Pourtant, tout retombe vite quand la jeune femme découvre le désir de domination de son compagnon livrant sa vision d'un monde idéal. C'est d'ailleurs ce terme de relaps qui donne le nom à la pièce évoquant notamment "l'abandon d'une tentative d'aller vers un idéal pour retourner dans l'état que l'on cherchait à changer". Dans ce spectacle, on s'emballe beaucoup et vite. On multiplie et enchaîne les activités, on passe d'un sentiment à un autre sans crier gare. Il s'en dégage aussi une formidable énergie que les comédiens plein d'entrain savent transmettre. Cependant, devant un fond de scène assez sombre qui suggère un enfermement, ce zapping incessant paraît masquer un ennui et une solitude viscérale dans un monde où tous les repères s'effondrent.
Face à cela, le jeu peut-il être une parade? Si l'on arrive à se moquer de la mort, parce que la modernité tend par le transhumanisme à la dompter, quel sens a la vie? L'ennui ne guette-t-il pas à nouveau?

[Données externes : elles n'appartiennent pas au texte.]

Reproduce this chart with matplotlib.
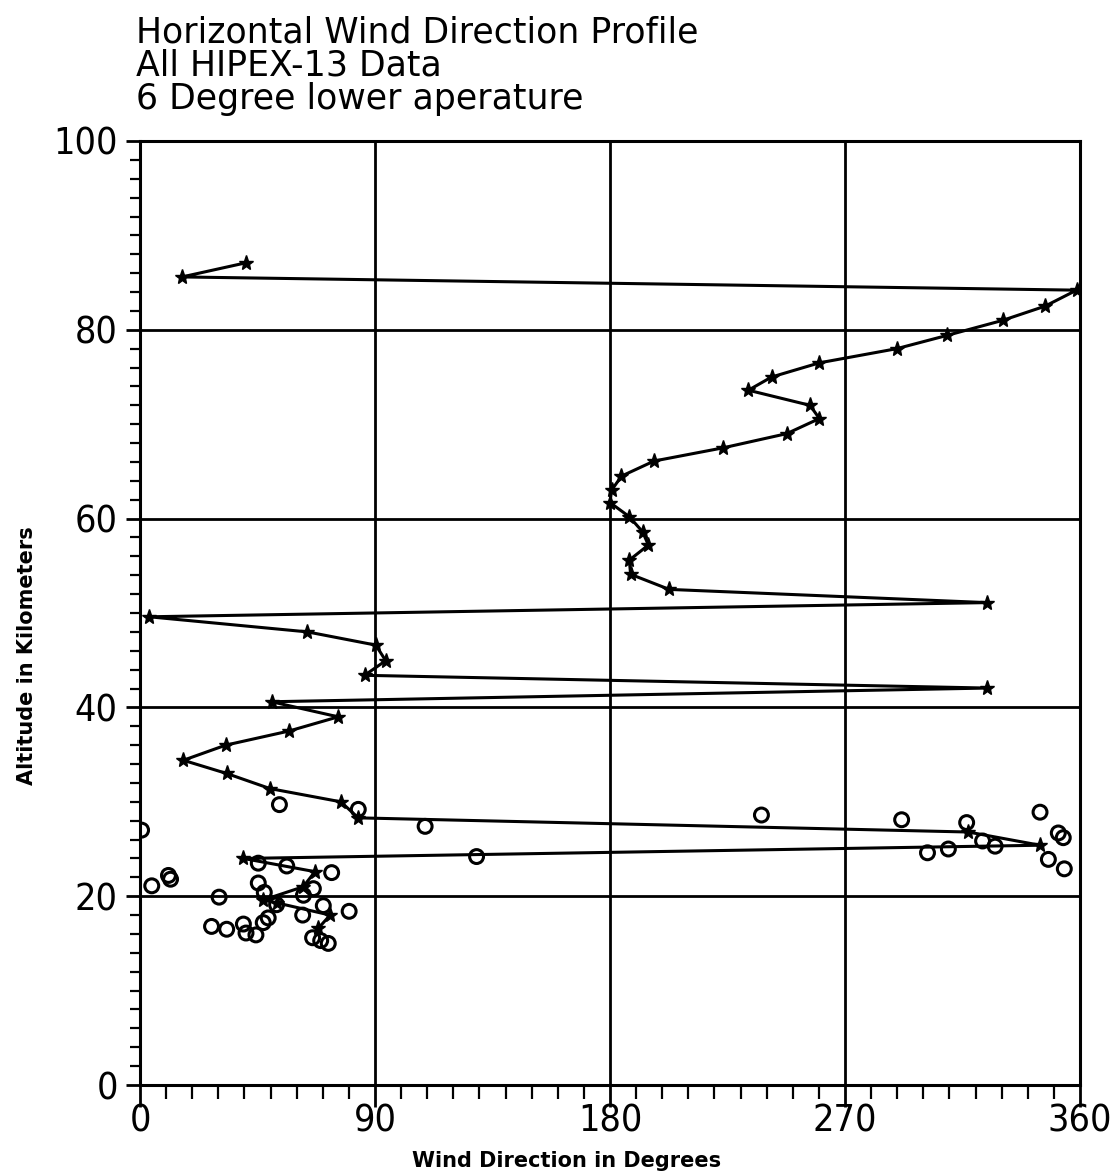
import matplotlib
matplotlib.use("Agg")
import matplotlib.pyplot as plt
from matplotlib.ticker import MultipleLocator

# Profile line (star markers), from top to bottom
line_dir = [40.6, 16.1, 358.7, 346.6, 330.4, 309.0, 289.8, 260.2, 241.9, 233.0,
            256.6, 260.2, 247.7, 223.4, 196.9, 184.4, 180.6, 180.0, 187.4, 192.5,
            194.7, 187.4, 187.9, 202.7, 324.4, 3.5, 64.1, 90.3, 94.1, 86.0,
            324.4, 50.4, 75.9, 57.1, 32.8, 16.6, 33.2, 49.8, 76.9, 83.6,
            317.2, 344.7, 39.6, 67.0, 62.5, 47.2, 52.3, 72.8, 68.3]
line_alt = [87.1, 85.6, 84.2, 82.5, 81.0, 79.4, 78.0, 76.5, 75.0, 73.6,
            72.0, 70.6, 69.0, 67.5, 66.1, 64.5, 63.0, 61.7, 60.2, 58.6,
            57.2, 55.6, 54.1, 52.5, 51.1, 49.6, 48.0, 46.6, 44.95, 43.4,
            42.05, 40.6, 39.0, 37.5, 36.0, 34.4, 33.0, 31.4, 30.0, 28.3,
            26.8, 25.4, 24.0, 22.6, 21.0, 19.6, 19.3, 18.0, 16.6]

# Open-circle observations
pt_dir = [53.4, 83.6, 0.6, 109.2, 128.9, 45.3, 56.2, 73.4, 4.5, 10.9,
          11.7, 45.3, 47.6, 30.3, 66.4, 62.6, 52.3, 70.2, 80.1, 62.3,
          49.1, 47.2, 27.4, 33.2, 39.6, 40.6, 44.4, 66.1, 69.2, 72.1,
          238.0, 291.7, 316.6, 344.7, 351.7, 353.6, 322.7, 327.5, 309.6, 301.6,
          347.9, 354.0]
pt_alt = [29.7, 29.2, 27.0, 27.4, 24.2, 23.5, 23.2, 22.5, 21.1, 22.2,
          21.8, 21.4, 20.4, 19.9, 20.8, 20.1, 19.1, 19.0, 18.4, 18.0,
          17.7, 17.2, 16.8, 16.5, 17.05, 16.1, 15.9, 15.6, 15.3, 15.0,
          28.6, 28.1, 27.8, 28.9, 26.7, 26.2, 25.85, 25.3, 25.0, 24.6,
          23.9, 22.9]

x_ticks = [0, 90, 180, 270, 360]
y_ticks = [0, 20, 40, 60, 80, 100]
title_lines = ["Horizontal Wind Direction Profile",
               "All HIPEX-13 Data",
               "6 Degree lower aperature"]

fig = plt.figure(figsize=(11.12, 11.74), dpi=100)
ax = fig.add_axes([0.1259, 0.0758, 0.8453, 0.8041])

ax.set_xlim(0, 360)
ax.set_ylim(0, 100)

ax.set_xticks(x_ticks)
ax.set_yticks(y_ticks)
ax.xaxis.set_minor_locator(MultipleLocator(10))
ax.yaxis.set_minor_locator(MultipleLocator(2))
ax.grid(True, which="major", color="black", linewidth=2)
ax.set_axisbelow(True)

ax.tick_params(axis="x", which="major", direction="out", length=16, width=2, pad=-3)
ax.tick_params(axis="x", which="minor", direction="out", length=10, width=1.6)
ax.tick_params(axis="y", which="major", direction="out", length=10, width=2, pad=6)
ax.tick_params(axis="y", which="minor", direction="out", length=7, width=1.6)
for lab in ax.get_xticklabels() + ax.get_yticklabels():
    lab.set_fontfamily("DejaVu Sans")
    lab.set_fontstretch("condensed")
    lab.set_fontsize(27)
for s in ax.spines.values():
    s.set_linewidth(2.2)

ax.plot(line_dir, line_alt, color="black", linewidth=2.2, marker="*",
        markersize=11, markerfacecolor="black", zorder=3)
ax.scatter(pt_dir, pt_alt, s=100, facecolors="none", edgecolors="black",
           linewidths=2.2, zorder=4)

ax.set_xlabel("Wind Direction in Degrees", fontsize=15, fontweight="bold")
ax.xaxis.set_label_coords(0.454, -0.07)
ax.set_ylabel("Altitude in Kilometers", fontsize=15, fontweight="bold")
ax.yaxis.set_label_coords(-0.11, 0.455)

for i, t in enumerate(title_lines):
    fig.text(0.122, 0.987 - i * 0.0283, t, fontsize=25, ha="left", va="top")

fig.savefig("out.png", dpi=100)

Si l'amour est un jeu, comme il peut l'être sur les sites de rencontres en ligne brocardés à la fin du spectacle, existe-t-il encore? Peut-on se jouer de ces choses sacrées que sont eros et thanatos?
Julian a, semble-t-il, trouvé une réponse à ce monde instable, du moins pour lui-même et pour son public : "je préfère que l'on me raconte des histoires parce qu'il n'y a que ça". La création semble l'ultime moyen de se sauver.
Julian a, semble-t-il, trouvé une réponse à ce monde instable, du moins pour lui-même et pour son public : "je préfère que l'on me raconte des histoires parce qu'il n'y a que ça". La création semble l'ultime moyen de se sauver.